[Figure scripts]
────────────────────────────────────────

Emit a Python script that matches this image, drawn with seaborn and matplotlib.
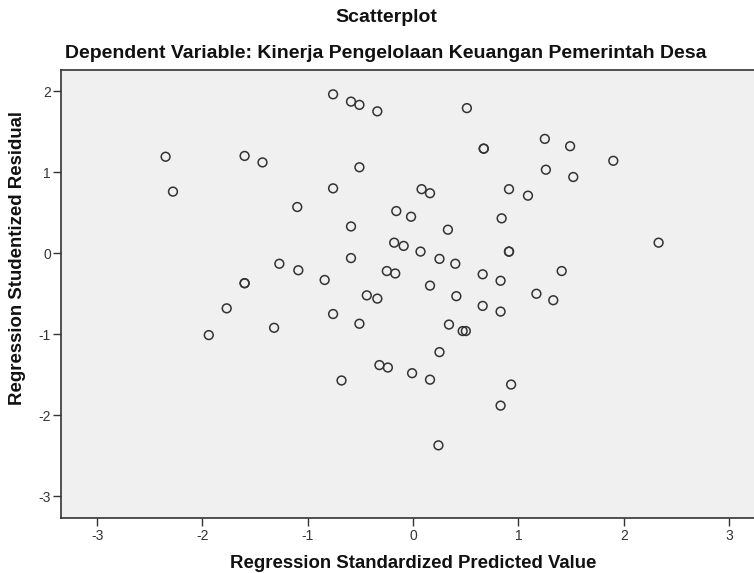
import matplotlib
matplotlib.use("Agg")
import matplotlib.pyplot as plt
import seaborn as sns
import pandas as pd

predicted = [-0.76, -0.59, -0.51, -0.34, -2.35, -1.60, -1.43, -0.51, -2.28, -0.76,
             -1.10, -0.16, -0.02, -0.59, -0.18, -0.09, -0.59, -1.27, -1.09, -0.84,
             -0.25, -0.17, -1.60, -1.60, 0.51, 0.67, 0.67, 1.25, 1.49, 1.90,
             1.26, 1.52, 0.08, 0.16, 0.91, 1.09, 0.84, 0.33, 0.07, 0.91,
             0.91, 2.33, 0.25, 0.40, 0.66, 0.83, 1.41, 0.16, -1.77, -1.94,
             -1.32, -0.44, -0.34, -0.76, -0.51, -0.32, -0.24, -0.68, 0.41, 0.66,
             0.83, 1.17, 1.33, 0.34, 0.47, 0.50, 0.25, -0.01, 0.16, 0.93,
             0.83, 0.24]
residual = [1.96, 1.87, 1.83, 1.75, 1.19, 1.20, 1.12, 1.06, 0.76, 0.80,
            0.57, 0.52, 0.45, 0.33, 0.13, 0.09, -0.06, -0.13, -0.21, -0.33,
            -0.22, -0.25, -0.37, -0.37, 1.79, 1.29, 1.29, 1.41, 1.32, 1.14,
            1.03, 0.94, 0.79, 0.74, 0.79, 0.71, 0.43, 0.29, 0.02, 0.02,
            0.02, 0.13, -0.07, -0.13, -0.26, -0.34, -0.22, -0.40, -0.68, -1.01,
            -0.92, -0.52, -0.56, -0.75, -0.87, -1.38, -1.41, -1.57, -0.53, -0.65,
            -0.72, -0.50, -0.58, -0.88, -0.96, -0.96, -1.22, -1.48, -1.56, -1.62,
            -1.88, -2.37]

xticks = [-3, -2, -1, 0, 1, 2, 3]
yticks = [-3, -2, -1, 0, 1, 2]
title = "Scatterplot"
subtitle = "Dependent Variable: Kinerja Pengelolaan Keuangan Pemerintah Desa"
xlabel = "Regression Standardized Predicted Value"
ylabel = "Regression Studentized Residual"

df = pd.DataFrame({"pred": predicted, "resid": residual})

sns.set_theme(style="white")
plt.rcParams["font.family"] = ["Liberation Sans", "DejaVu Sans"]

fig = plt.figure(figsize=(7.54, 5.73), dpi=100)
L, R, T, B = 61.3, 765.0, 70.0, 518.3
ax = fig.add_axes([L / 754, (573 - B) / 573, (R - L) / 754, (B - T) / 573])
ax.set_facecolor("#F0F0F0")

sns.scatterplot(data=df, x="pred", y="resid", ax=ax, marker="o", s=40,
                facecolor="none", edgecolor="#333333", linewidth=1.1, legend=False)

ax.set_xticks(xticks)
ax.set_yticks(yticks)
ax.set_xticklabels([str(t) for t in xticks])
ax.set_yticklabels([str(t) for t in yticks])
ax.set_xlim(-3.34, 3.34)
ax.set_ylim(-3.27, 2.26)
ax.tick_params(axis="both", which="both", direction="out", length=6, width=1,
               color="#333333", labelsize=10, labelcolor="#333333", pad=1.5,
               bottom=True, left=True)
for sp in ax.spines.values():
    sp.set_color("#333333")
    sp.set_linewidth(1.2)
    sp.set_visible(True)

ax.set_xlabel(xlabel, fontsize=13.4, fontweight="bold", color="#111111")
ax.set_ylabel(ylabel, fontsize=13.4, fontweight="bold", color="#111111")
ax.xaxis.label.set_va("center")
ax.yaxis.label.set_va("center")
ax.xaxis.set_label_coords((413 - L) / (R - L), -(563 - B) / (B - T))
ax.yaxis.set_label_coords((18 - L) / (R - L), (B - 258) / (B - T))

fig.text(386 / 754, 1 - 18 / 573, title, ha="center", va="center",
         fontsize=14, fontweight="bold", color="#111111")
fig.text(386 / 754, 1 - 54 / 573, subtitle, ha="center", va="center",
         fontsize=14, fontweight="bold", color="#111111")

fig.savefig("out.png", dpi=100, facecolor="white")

────────────────────────────────────────

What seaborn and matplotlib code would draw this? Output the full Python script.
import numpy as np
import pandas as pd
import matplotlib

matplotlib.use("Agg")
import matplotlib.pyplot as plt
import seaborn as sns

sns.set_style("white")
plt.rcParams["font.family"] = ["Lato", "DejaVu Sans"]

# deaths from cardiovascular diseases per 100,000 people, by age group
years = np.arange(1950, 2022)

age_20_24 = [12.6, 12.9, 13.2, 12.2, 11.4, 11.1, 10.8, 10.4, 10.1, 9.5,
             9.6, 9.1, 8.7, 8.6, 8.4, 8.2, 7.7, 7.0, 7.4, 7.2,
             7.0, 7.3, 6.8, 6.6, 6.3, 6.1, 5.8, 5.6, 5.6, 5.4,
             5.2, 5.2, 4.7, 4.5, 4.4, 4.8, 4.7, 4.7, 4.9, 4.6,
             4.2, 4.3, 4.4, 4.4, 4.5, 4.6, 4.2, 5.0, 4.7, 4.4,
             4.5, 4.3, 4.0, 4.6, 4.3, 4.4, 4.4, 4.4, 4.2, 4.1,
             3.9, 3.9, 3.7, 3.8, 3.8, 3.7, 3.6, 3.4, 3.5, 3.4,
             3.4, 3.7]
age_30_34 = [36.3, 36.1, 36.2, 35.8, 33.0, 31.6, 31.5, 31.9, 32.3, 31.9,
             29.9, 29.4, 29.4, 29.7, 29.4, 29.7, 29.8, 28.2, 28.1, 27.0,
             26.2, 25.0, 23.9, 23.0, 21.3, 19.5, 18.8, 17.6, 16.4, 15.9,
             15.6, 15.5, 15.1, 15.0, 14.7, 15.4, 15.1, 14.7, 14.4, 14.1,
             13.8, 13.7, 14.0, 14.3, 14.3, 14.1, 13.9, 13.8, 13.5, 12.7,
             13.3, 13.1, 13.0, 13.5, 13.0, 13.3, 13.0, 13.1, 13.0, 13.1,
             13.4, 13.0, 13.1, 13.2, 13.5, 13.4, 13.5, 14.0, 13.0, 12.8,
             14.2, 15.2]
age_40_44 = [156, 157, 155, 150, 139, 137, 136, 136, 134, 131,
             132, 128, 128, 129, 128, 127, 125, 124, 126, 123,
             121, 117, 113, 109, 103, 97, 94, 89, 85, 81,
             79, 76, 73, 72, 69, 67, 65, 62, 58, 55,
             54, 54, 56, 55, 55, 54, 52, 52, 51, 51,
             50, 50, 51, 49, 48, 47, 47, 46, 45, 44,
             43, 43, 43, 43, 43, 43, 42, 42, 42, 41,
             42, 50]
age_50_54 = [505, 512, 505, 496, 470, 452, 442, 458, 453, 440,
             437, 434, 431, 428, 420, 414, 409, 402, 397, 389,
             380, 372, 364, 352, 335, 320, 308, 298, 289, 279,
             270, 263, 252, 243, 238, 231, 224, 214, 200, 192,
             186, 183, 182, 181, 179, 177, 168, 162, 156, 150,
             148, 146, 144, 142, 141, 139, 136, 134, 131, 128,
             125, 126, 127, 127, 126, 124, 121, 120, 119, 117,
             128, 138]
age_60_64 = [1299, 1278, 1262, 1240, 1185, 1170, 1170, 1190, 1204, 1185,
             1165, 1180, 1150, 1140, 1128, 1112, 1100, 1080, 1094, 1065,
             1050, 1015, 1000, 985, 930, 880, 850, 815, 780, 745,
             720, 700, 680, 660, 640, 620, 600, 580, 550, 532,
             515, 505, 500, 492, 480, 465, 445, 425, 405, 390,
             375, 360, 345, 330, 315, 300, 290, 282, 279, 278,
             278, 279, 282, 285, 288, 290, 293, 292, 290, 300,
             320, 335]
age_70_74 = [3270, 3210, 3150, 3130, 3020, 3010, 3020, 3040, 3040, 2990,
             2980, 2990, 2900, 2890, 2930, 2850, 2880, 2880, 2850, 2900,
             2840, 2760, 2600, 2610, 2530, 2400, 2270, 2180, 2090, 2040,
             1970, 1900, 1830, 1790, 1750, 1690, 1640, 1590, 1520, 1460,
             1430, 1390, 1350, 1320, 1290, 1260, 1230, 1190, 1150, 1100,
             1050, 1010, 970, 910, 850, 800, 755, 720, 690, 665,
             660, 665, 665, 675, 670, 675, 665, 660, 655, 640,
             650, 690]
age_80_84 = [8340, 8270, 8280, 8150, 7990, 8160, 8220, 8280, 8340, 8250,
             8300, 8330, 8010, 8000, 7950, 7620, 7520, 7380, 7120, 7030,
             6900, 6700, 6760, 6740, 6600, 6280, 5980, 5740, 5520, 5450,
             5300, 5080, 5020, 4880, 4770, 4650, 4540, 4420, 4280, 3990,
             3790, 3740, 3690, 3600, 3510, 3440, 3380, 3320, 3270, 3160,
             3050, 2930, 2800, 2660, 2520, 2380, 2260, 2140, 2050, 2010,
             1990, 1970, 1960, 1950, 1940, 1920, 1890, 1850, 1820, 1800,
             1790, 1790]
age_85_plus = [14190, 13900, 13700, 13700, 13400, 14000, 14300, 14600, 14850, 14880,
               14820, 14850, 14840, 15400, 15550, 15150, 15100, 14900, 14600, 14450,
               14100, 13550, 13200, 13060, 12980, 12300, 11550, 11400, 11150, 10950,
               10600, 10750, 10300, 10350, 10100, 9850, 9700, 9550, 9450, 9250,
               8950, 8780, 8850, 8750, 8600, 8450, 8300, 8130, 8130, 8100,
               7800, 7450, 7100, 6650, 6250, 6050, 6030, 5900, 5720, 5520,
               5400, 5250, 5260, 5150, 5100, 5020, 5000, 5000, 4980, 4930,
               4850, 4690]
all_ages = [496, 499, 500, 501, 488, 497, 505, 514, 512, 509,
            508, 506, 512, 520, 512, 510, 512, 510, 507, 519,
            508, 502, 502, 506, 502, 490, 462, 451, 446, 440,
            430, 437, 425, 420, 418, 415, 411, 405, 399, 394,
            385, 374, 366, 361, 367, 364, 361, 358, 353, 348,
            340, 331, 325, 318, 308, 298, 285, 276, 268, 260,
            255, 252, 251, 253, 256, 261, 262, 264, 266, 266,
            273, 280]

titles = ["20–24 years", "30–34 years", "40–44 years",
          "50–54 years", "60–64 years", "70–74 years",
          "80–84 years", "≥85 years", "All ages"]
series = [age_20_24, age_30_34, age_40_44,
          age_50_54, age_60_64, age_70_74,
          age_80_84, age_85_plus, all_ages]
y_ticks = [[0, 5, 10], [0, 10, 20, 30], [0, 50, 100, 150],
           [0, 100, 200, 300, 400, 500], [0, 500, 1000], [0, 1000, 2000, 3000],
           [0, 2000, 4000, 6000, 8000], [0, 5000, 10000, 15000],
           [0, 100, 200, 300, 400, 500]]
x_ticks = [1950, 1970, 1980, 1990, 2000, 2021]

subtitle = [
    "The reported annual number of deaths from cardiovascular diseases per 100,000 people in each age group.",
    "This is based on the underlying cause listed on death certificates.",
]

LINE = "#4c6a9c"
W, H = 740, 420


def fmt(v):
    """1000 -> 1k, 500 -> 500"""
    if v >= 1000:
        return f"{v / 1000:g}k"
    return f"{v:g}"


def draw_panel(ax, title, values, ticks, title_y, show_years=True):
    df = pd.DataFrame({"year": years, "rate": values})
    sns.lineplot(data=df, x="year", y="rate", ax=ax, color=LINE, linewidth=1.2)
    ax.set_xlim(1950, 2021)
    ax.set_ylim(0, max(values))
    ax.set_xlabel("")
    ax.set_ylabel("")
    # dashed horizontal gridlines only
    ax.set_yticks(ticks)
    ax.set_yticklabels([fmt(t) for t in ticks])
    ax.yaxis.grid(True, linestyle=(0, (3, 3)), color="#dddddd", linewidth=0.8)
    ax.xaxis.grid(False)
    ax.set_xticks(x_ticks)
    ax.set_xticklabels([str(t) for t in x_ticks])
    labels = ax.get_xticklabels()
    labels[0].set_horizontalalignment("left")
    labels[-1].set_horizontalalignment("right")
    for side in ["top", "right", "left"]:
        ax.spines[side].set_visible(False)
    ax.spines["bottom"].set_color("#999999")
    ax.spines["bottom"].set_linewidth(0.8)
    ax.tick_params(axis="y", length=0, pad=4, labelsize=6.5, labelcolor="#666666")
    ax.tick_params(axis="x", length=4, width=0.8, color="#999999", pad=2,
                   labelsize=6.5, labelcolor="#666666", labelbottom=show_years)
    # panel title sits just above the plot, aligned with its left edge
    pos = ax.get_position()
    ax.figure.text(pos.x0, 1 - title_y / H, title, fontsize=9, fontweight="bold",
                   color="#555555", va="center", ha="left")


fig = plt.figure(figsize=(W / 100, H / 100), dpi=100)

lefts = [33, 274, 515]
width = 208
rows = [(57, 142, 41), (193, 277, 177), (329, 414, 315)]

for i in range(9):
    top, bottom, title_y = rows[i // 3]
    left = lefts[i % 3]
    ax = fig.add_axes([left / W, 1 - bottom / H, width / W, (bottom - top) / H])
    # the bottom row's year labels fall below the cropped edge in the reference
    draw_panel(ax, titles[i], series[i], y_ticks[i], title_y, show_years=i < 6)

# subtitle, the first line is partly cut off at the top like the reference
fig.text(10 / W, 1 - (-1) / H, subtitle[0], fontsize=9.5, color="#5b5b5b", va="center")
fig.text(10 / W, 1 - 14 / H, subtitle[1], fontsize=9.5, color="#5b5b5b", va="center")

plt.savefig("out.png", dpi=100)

────────────────────────────────────────

In the listing above, find the line with "What seaborn and" and the line with "years = np.arange(1950, 2022)". Output those two lines and every line between them, exactly as written.

What seaborn and matplotlib code would draw this? Output the full Python script.
import numpy as np
import pandas as pd
import matplotlib

matplotlib.use("Agg")
import matplotlib.pyplot as plt
import seaborn as sns

sns.set_style("white")
plt.rcParams["font.family"] = ["Lato", "DejaVu Sans"]

# deaths from cardiovascular diseases per 100,000 people, by age group
years = np.arange(1950, 2022)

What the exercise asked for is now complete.